Exercise aim → Return the material word for word. Do not include the pictures.
:: Data extract ::
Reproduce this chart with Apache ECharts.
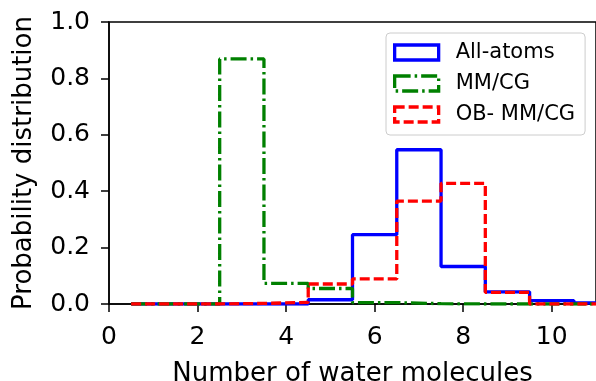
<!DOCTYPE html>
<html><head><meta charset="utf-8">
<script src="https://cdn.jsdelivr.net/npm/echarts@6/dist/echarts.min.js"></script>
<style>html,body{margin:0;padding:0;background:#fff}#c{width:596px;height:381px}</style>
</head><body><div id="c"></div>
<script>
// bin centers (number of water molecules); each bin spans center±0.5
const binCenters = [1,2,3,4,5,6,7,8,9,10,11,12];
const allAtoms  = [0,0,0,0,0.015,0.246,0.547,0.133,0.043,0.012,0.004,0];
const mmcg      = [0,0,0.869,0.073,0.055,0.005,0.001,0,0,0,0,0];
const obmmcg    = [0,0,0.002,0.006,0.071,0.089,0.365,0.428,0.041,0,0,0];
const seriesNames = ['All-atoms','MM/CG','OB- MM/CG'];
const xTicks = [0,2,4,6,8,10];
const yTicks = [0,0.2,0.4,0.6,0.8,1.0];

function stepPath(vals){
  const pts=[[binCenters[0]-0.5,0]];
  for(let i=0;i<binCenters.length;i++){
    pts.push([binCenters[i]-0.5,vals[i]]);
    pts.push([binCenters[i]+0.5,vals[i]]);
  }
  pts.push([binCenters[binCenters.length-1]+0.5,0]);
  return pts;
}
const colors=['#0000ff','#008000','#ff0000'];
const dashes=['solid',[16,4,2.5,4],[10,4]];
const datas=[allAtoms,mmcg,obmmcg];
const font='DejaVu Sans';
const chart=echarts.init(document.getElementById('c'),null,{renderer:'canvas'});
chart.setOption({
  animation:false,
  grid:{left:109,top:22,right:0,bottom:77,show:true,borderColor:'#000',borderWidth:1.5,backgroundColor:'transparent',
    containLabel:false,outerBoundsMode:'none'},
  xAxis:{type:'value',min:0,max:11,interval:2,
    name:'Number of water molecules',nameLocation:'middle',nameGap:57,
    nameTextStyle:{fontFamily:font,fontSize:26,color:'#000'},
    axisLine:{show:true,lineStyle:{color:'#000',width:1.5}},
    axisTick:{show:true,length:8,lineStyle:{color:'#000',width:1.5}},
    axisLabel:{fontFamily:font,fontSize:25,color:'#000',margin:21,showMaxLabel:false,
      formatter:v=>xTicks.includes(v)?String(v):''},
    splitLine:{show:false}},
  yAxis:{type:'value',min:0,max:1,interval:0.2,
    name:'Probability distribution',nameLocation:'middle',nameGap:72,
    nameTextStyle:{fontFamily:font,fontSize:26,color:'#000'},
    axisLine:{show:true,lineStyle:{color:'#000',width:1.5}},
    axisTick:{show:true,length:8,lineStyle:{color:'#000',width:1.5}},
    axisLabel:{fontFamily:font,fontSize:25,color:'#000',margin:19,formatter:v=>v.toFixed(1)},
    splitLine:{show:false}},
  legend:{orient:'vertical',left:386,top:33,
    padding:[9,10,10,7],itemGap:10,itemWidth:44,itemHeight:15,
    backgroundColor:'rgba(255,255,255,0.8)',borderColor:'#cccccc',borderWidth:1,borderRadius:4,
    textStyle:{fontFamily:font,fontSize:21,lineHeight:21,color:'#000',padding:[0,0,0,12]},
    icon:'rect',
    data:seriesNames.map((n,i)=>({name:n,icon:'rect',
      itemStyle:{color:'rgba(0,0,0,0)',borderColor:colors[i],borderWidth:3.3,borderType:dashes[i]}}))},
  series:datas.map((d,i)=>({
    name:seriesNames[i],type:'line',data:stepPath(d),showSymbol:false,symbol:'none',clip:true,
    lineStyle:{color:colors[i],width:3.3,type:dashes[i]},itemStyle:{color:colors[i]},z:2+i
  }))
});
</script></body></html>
:::
Response to this exercise →
Reproduce this chart with Apache ECharts.
<!DOCTYPE html>
<html><head><meta charset="utf-8">
<script src="https://cdn.jsdelivr.net/npm/echarts@6/dist/echarts.min.js"></script>
<style>html,body{margin:0;padding:0;background:#fff}#c{width:596px;height:381px}</style>
</head><body><div id="c"></div>
<script>
// bin centers (number of water molecules); each bin spans center±0.5
const binCenters = [1,2,3,4,5,6,7,8,9,10,11,12];
const allAtoms  = [0,0,0,0,0.015,0.246,0.547,0.133,0.043,0.012,0.004,0];
const mmcg      = [0,0,0.869,0.073,0.055,0.005,0.001,0,0,0,0,0];
const obmmcg    = [0,0,0.002,0.006,0.071,0.089,0.365,0.428,0.041,0,0,0];
const seriesNames = ['All-atoms','MM/CG','OB- MM/CG'];
const xTicks = [0,2,4,6,8,10];
const yTicks = [0,0.2,0.4,0.6,0.8,1.0];

function stepPath(vals){
  const pts=[[binCenters[0]-0.5,0]];
  for(let i=0;i<binCenters.length;i++){
    pts.push([binCenters[i]-0.5,vals[i]]);
    pts.push([binCenters[i]+0.5,vals[i]]);
  }
  pts.push([binCenters[binCenters.length-1]+0.5,0]);
  return pts;
}
const colors=['#0000ff','#008000','#ff0000'];
const dashes=['solid',[16,4,2.5,4],[10,4]];
const datas=[allAtoms,mmcg,obmmcg];
const font='DejaVu Sans';
const chart=echarts.init(document.getElementById('c'),null,{renderer:'canvas'});
chart.setOption({
  animation:false,
  grid:{left:109,top:22,right:0,bottom:77,show:true,borderColor:'#000',borderWidth:1.5,backgroundColor:'transparent',
    containLabel:false,outerBoundsMode:'none'},
  xAxis:{type:'value',min:0,max:11,interval:2,
    name:'Number of water molecules',nameLocation:'middle',nameGap:57,
    nameTextStyle:{fontFamily:font,fontSize:26,color:'#000'},
    axisLine:{show:true,lineStyle:{color:'#000',width:1.5}},
    axisTick:{show:true,length:8,lineStyle:{color:'#000',width:1.5}},
    axisLabel:{fontFamily:font,fontSize:25,color:'#000',margin:21,showMaxLabel:false,
      formatter:v=>xTicks.includes(v)?String(v):''},
    splitLine:{show:false}},
  yAxis:{type:'value',min:0,max:1,interval:0.2,
    name:'Probability distribution',nameLocation:'middle',nameGap:72,
    nameTextStyle:{fontFamily:font,fontSize:26,color:'#000'},
    axisLine:{show:true,lineStyle:{color:'#000',width:1.5}},
    axisTick:{show:true,length:8,lineStyle:{color:'#000',width:1.5}},
    axisLabel:{fontFamily:font,fontSize:25,color:'#000',margin:19,formatter:v=>v.toFixed(1)},
    splitLine:{show:false}},
  legend:{orient:'vertical',left:386,top:33,
    padding:[9,10,10,7],itemGap:10,itemWidth:44,itemHeight:15,
    backgroundColor:'rgba(255,255,255,0.8)',borderColor:'#cccccc',borderWidth:1,borderRadius:4,
    textStyle:{fontFamily:font,fontSize:21,lineHeight:21,color:'#000',padding:[0,0,0,12]},
    icon:'rect',
    data:seriesNames.map((n,i)=>({name:n,icon:'rect',
      itemStyle:{color:'rgba(0,0,0,0)',borderColor:colors[i],borderWidth:3.3,borderType:dashes[i]}}))},
  series:datas.map((d,i)=>({
    name:seriesNames[i],type:'line',data:stepPath(d),showSymbol:false,symbol:'none',clip:true,
    lineStyle:{color:colors[i],width:3.3,type:dashes[i]},itemStyle:{color:colors[i]},z:2+i
  }))
});
</script></body></html>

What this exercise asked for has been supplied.